» **Challenge**: Among the entries below, one stretch runs from the line that contains "What TikZ code" through the line that contains "(divtop) -- (divbot);". Repeat that stretch exactly, ends included, and only that.

» **Input**:
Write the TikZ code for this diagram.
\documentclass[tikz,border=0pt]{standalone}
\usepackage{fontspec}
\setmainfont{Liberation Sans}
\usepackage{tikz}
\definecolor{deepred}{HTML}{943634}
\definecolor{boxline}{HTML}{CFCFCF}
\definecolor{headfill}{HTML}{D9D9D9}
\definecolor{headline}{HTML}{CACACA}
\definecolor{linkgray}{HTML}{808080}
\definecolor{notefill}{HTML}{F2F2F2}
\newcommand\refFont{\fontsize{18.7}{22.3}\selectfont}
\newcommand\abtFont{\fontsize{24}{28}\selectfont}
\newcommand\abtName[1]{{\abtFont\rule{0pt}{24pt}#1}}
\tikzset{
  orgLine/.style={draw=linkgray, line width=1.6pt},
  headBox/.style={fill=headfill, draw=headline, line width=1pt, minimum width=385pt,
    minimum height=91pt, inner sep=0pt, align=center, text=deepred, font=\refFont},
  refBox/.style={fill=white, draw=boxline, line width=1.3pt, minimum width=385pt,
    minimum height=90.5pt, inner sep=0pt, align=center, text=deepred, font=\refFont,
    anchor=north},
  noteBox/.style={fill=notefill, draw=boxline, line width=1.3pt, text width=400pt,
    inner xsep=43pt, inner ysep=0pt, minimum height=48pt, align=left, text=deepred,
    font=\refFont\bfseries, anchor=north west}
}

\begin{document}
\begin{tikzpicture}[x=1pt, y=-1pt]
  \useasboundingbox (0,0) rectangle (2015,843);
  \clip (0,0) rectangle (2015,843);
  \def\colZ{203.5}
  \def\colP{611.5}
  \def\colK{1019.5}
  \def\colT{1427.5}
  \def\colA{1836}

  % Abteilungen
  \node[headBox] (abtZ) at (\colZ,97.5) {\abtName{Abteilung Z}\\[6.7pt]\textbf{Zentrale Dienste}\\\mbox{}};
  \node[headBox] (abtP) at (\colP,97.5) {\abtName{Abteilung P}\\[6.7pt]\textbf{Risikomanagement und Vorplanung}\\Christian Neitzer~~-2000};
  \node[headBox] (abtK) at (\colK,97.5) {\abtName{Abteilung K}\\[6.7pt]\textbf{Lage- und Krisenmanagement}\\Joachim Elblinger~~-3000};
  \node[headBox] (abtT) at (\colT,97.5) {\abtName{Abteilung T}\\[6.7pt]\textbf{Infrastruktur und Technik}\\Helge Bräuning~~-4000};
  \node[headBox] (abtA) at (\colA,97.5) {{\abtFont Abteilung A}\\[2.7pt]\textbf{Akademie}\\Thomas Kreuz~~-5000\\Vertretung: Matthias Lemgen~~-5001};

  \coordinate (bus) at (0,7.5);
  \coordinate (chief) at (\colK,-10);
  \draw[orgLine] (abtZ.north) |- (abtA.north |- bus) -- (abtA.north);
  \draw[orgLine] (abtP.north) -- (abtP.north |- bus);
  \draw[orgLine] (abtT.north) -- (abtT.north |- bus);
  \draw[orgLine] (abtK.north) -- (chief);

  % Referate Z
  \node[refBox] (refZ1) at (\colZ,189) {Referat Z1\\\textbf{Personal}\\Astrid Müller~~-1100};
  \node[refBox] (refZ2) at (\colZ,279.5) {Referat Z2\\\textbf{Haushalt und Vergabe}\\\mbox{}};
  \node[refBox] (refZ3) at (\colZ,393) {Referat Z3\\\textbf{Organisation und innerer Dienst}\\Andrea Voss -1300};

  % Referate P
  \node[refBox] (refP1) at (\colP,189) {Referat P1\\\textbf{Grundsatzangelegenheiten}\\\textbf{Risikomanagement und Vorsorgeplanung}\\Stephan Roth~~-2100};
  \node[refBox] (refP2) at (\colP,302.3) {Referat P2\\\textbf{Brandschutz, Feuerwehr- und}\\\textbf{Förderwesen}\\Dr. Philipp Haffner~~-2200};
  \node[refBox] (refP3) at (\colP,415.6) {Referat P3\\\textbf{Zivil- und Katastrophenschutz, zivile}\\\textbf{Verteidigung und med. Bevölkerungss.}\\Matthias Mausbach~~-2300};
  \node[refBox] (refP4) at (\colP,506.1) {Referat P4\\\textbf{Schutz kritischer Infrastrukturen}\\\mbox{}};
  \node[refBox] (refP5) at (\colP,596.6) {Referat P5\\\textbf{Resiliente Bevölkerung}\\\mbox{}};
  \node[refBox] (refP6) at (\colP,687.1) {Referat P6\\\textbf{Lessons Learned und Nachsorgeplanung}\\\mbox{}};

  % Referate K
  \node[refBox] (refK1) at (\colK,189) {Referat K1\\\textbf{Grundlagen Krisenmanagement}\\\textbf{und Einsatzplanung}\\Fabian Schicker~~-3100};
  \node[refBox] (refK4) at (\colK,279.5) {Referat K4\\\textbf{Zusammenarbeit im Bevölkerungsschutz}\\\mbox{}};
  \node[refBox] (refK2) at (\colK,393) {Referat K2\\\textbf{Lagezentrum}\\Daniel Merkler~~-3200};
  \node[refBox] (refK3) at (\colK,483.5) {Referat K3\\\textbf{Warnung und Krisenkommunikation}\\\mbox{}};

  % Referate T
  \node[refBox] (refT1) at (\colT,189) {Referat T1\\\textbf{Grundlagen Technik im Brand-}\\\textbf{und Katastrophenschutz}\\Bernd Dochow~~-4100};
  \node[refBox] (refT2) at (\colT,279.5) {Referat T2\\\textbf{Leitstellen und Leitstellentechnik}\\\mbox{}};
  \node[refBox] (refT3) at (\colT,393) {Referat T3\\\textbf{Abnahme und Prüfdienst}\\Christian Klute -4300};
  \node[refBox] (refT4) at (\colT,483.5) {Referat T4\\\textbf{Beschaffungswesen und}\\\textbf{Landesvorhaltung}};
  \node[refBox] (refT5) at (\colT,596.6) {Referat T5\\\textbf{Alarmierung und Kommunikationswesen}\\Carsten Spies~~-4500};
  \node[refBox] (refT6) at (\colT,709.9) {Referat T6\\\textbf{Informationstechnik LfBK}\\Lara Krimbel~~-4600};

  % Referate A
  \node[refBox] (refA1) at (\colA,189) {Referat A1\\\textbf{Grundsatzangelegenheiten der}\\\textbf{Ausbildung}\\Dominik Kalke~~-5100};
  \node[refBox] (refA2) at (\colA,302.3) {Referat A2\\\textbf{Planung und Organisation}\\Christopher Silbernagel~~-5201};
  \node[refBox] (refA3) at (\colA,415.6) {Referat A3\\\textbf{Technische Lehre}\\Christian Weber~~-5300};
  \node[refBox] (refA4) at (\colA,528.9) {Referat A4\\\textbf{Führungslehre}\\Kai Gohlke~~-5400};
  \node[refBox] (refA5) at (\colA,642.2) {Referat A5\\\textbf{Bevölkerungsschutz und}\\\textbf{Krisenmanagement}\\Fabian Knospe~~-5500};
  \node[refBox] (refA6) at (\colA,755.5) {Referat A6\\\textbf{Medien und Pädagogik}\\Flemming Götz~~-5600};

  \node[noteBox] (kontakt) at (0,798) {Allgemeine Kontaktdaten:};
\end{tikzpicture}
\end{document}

...

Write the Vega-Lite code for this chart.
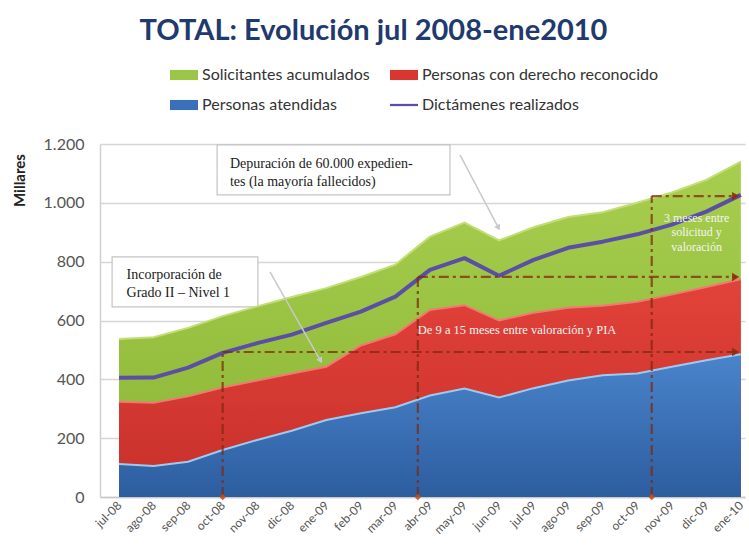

* * *

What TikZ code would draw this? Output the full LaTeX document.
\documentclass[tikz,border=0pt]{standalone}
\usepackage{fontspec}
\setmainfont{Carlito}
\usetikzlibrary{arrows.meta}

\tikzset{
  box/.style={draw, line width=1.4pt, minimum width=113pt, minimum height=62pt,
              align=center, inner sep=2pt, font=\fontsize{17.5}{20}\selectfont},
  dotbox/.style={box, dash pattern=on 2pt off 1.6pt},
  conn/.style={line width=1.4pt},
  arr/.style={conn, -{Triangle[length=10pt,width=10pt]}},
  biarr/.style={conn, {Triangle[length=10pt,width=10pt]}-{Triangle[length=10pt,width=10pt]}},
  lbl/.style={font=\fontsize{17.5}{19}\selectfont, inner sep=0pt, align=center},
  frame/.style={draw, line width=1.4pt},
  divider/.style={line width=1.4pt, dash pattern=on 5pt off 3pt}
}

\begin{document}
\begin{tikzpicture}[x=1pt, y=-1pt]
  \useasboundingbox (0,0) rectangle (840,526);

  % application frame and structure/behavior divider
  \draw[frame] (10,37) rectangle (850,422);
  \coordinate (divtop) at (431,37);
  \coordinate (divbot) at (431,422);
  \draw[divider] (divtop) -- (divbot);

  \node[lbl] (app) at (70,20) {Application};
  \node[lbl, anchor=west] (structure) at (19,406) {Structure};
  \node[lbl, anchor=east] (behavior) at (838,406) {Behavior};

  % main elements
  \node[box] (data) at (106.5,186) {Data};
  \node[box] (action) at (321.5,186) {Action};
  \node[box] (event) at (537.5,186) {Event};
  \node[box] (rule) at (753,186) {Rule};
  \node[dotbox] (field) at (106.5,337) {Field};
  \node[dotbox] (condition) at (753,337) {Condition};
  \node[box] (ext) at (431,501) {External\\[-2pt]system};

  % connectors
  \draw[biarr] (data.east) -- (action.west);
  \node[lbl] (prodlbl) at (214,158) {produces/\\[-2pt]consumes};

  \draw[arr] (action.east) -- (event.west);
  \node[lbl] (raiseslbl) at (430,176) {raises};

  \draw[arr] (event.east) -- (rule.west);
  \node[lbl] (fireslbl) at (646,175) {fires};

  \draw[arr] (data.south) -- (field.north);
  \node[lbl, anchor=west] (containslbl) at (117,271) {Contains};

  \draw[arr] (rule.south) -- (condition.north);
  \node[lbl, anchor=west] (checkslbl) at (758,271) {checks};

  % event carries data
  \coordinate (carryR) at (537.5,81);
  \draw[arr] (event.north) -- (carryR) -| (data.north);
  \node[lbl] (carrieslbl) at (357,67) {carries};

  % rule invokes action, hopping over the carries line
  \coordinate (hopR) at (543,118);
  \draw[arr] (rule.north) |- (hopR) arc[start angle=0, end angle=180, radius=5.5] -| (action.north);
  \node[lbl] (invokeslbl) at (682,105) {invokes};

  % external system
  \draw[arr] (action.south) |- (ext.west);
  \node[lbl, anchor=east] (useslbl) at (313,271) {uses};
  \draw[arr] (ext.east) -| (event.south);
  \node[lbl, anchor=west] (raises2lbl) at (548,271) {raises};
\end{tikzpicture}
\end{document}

» **Answer to the exercise**:
What TikZ code would draw this? Output the full LaTeX document.
\documentclass[tikz,border=0pt]{standalone}
\usepackage{fontspec}
\setmainfont{Carlito}
\usetikzlibrary{arrows.meta}

\tikzset{
  box/.style={draw, line width=1.4pt, minimum width=113pt, minimum height=62pt,
              align=center, inner sep=2pt, font=\fontsize{17.5}{20}\selectfont},
  dotbox/.style={box, dash pattern=on 2pt off 1.6pt},
  conn/.style={line width=1.4pt},
  arr/.style={conn, -{Triangle[length=10pt,width=10pt]}},
  biarr/.style={conn, {Triangle[length=10pt,width=10pt]}-{Triangle[length=10pt,width=10pt]}},
  lbl/.style={font=\fontsize{17.5}{19}\selectfont, inner sep=0pt, align=center},
  frame/.style={draw, line width=1.4pt},
  divider/.style={line width=1.4pt, dash pattern=on 5pt off 3pt}
}

\begin{document}
\begin{tikzpicture}[x=1pt, y=-1pt]
  \useasboundingbox (0,0) rectangle (840,526);

  % application frame and structure/behavior divider
  \draw[frame] (10,37) rectangle (850,422);
  \coordinate (divtop) at (431,37);
  \coordinate (divbot) at (431,422);
  \draw[divider] (divtop) -- (divbot);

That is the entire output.